DATA EXTRACT ::

═══

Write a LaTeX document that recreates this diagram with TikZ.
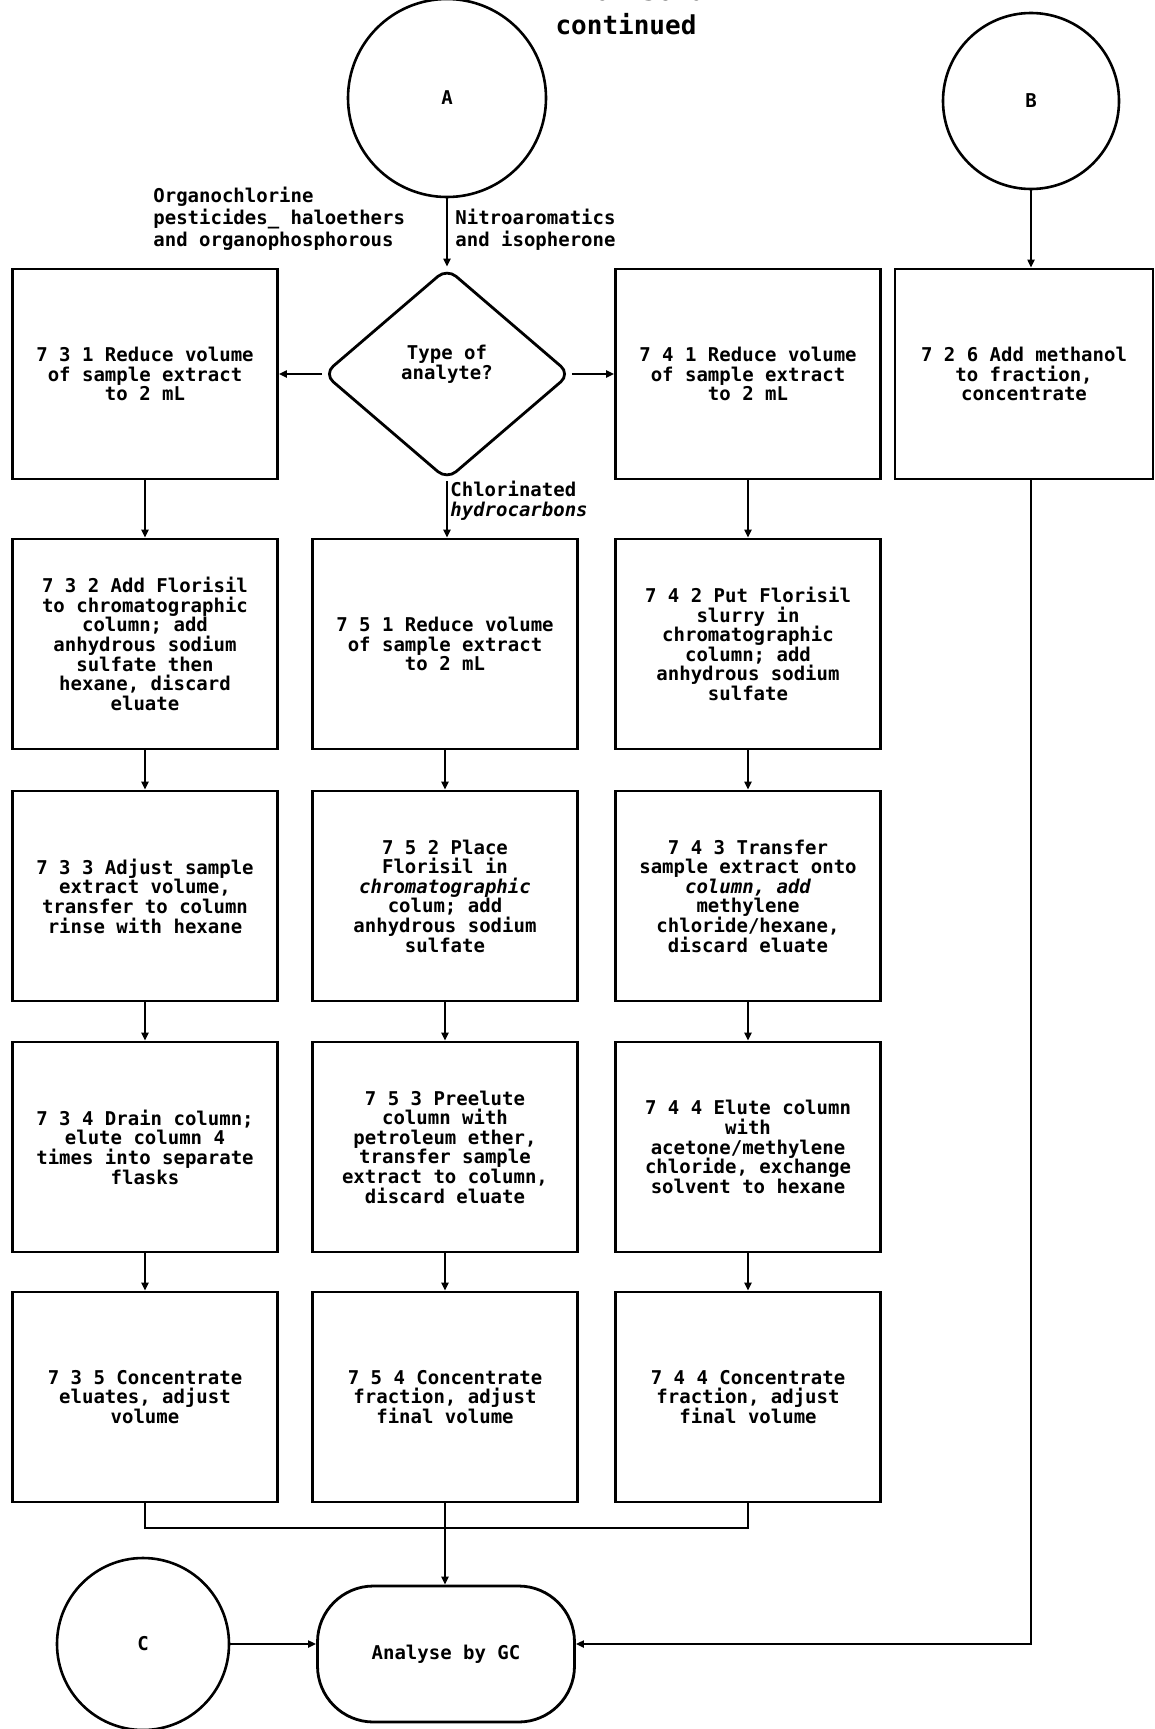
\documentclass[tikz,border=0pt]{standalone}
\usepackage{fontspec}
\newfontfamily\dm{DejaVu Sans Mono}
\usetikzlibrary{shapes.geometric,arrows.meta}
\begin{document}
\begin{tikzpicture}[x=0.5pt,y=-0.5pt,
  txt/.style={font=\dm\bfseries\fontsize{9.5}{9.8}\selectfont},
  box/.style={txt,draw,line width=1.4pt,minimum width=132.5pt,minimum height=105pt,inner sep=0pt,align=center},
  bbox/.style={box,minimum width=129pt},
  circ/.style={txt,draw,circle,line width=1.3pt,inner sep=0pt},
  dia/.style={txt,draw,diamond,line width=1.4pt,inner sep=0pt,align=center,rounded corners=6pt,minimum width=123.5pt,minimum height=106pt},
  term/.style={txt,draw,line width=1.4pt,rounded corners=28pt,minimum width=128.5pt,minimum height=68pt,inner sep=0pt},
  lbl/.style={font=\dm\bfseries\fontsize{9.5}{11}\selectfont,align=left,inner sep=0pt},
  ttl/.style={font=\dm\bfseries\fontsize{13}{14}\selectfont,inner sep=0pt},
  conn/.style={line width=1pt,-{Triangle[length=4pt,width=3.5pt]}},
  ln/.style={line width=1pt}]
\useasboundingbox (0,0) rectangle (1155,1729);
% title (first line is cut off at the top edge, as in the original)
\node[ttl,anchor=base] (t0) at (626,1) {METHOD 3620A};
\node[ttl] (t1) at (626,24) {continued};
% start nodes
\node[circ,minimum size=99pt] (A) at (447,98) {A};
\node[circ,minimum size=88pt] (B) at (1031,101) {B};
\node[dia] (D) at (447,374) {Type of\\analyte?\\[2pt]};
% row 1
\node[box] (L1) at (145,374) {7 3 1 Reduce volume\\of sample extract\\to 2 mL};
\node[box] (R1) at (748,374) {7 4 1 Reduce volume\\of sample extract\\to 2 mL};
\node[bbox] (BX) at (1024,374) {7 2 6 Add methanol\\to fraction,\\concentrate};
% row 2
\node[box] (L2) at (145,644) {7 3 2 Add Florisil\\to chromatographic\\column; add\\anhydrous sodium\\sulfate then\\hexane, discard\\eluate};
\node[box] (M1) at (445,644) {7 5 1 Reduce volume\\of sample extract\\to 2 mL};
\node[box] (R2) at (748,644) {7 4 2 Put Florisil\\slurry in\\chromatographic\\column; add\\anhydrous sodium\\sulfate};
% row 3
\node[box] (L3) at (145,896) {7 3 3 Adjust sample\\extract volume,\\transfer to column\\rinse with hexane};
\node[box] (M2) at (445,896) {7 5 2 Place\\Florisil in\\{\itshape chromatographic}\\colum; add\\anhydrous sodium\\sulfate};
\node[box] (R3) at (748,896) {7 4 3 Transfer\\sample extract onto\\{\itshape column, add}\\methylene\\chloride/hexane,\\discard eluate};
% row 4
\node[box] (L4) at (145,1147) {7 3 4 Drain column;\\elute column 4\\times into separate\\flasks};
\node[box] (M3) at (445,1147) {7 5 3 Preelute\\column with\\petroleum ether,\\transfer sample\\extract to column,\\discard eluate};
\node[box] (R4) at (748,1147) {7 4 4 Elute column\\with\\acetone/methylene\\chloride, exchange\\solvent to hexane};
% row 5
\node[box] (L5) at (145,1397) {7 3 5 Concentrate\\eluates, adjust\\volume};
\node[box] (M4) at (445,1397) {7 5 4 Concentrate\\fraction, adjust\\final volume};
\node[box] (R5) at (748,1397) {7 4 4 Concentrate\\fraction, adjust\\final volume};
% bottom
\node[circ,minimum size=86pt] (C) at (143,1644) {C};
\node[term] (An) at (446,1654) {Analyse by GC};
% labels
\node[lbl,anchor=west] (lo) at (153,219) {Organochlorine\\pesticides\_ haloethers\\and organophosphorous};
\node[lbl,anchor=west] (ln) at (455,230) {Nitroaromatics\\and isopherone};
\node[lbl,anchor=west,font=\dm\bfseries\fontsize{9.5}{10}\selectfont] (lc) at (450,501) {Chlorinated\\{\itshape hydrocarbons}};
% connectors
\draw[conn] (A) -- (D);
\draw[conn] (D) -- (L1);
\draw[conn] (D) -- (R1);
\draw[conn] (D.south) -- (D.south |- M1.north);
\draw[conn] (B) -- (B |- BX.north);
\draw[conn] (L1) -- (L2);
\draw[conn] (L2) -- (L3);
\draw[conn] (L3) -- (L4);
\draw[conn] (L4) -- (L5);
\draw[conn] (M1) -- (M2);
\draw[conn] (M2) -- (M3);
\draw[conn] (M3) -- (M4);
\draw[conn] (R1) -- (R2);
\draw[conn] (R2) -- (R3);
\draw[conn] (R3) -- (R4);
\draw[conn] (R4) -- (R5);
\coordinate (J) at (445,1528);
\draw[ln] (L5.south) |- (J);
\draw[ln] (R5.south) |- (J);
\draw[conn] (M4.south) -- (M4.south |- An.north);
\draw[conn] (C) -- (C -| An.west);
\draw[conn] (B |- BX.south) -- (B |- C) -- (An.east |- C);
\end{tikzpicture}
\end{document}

═══

CHALLENGE :: With the pictures left out, transcribe the material exactly.

RESULT ::
Write a LaTeX document that recreates this diagram with TikZ.
\documentclass[tikz,border=0pt]{standalone}
\usepackage{fontspec}
\newfontfamily\dm{DejaVu Sans Mono}
\usetikzlibrary{shapes.geometric,arrows.meta}
\begin{document}
\begin{tikzpicture}[x=0.5pt,y=-0.5pt,
  txt/.style={font=\dm\bfseries\fontsize{9.5}{9.8}\selectfont},
  box/.style={txt,draw,line width=1.4pt,minimum width=132.5pt,minimum height=105pt,inner sep=0pt,align=center},
  bbox/.style={box,minimum width=129pt},
  circ/.style={txt,draw,circle,line width=1.3pt,inner sep=0pt},
  dia/.style={txt,draw,diamond,line width=1.4pt,inner sep=0pt,align=center,rounded corners=6pt,minimum width=123.5pt,minimum height=106pt},
  term/.style={txt,draw,line width=1.4pt,rounded corners=28pt,minimum width=128.5pt,minimum height=68pt,inner sep=0pt},
  lbl/.style={font=\dm\bfseries\fontsize{9.5}{11}\selectfont,align=left,inner sep=0pt},
  ttl/.style={font=\dm\bfseries\fontsize{13}{14}\selectfont,inner sep=0pt},
  conn/.style={line width=1pt,-{Triangle[length=4pt,width=3.5pt]}},
  ln/.style={line width=1pt}]
\useasboundingbox (0,0) rectangle (1155,1729);
% title (first line is cut off at the top edge, as in the original)
\node[ttl,anchor=base] (t0) at (626,1) {METHOD 3620A};
\node[ttl] (t1) at (626,24) {continued};
% start nodes
\node[circ,minimum size=99pt] (A) at (447,98) {A};
\node[circ,minimum size=88pt] (B) at (1031,101) {B};
\node[dia] (D) at (447,374) {Type of\\analyte?\\[2pt]};
% row 1
\node[box] (L1) at (145,374) {7 3 1 Reduce volume\\of sample extract\\to 2 mL};
\node[box] (R1) at (748,374) {7 4 1 Reduce volume\\of sample extract\\to 2 mL};
\node[bbox] (BX) at (1024,374) {7 2 6 Add methanol\\to fraction,\\concentrate};
% row 2
\node[box] (L2) at (145,644) {7 3 2 Add Florisil\\to chromatographic\\column; add\\anhydrous sodium\\sulfate then\\hexane, discard\\eluate};
\node[box] (M1) at (445,644) {7 5 1 Reduce volume\\of sample extract\\to 2 mL};
\node[box] (R2) at (748,644) {7 4 2 Put Florisil\\slurry in\\chromatographic\\column; add\\anhydrous sodium\\sulfate};
% row 3
\node[box] (L3) at (145,896) {7 3 3 Adjust sample\\extract volume,\\transfer to column\\rinse with hexane};
\node[box] (M2) at (445,896) {7 5 2 Place\\Florisil in\\{\itshape chromatographic}\\colum; add\\anhydrous sodium\\sulfate};
\node[box] (R3) at (748,896) {7 4 3 Transfer\\sample extract onto\\{\itshape column, add}\\methylene\\chloride/hexane,\\discard eluate};
% row 4
\node[box] (L4) at (145,1147) {7 3 4 Drain column;\\elute column 4\\times into separate\\flasks};
\node[box] (M3) at (445,1147) {7 5 3 Preelute\\column with\\petroleum ether,\\transfer sample\\extract to column,\\discard eluate};
\node[box] (R4) at (748,1147) {7 4 4 Elute column\\with\\acetone/methylene\\chloride, exchange\\solvent to hexane};
% row 5
\node[box] (L5) at (145,1397) {7 3 5 Concentrate\\eluates, adjust\\volume};
\node[box] (M4) at (445,1397) {7 5 4 Concentrate\\fraction, adjust\\final volume};
\node[box] (R5) at (748,1397) {7 4 4 Concentrate\\fraction, adjust\\final volume};
% bottom
\node[circ,minimum size=86pt] (C) at (143,1644) {C};
\node[term] (An) at (446,1654) {Analyse by GC};
% labels
\node[lbl,anchor=west] (lo) at (153,219) {Organochlorine\\pesticides\_ haloethers\\and organophosphorous};
\node[lbl,anchor=west] (ln) at (455,230) {Nitroaromatics\\and isopherone};
\node[lbl,anchor=west,font=\dm\bfseries\fontsize{9.5}{10}\selectfont] (lc) at (450,501) {Chlorinated\\{\itshape hydrocarbons}};
% connectors
\draw[conn] (A) -- (D);
\draw[conn] (D) -- (L1);
\draw[conn] (D) -- (R1);
\draw[conn] (D.south) -- (D.south |- M1.north);
\draw[conn] (B) -- (B |- BX.north);
\draw[conn] (L1) -- (L2);
\draw[conn] (L2) -- (L3);
\draw[conn] (L3) -- (L4);
\draw[conn] (L4) -- (L5);
\draw[conn] (M1) -- (M2);
\draw[conn] (M2) -- (M3);
\draw[conn] (M3) -- (M4);
\draw[conn] (R1) -- (R2);
\draw[conn] (R2) -- (R3);
\draw[conn] (R3) -- (R4);
\draw[conn] (R4) -- (R5);
\coordinate (J) at (445,1528);
\draw[ln] (L5.south) |- (J);
\draw[ln] (R5.south) |- (J);
\draw[conn] (M4.south) -- (M4.south |- An.north);
\draw[conn] (C) -- (C -| An.west);
\draw[conn] (B |- BX.south) -- (B |- C) -- (An.east |- C);
\end{tikzpicture}
\end{document}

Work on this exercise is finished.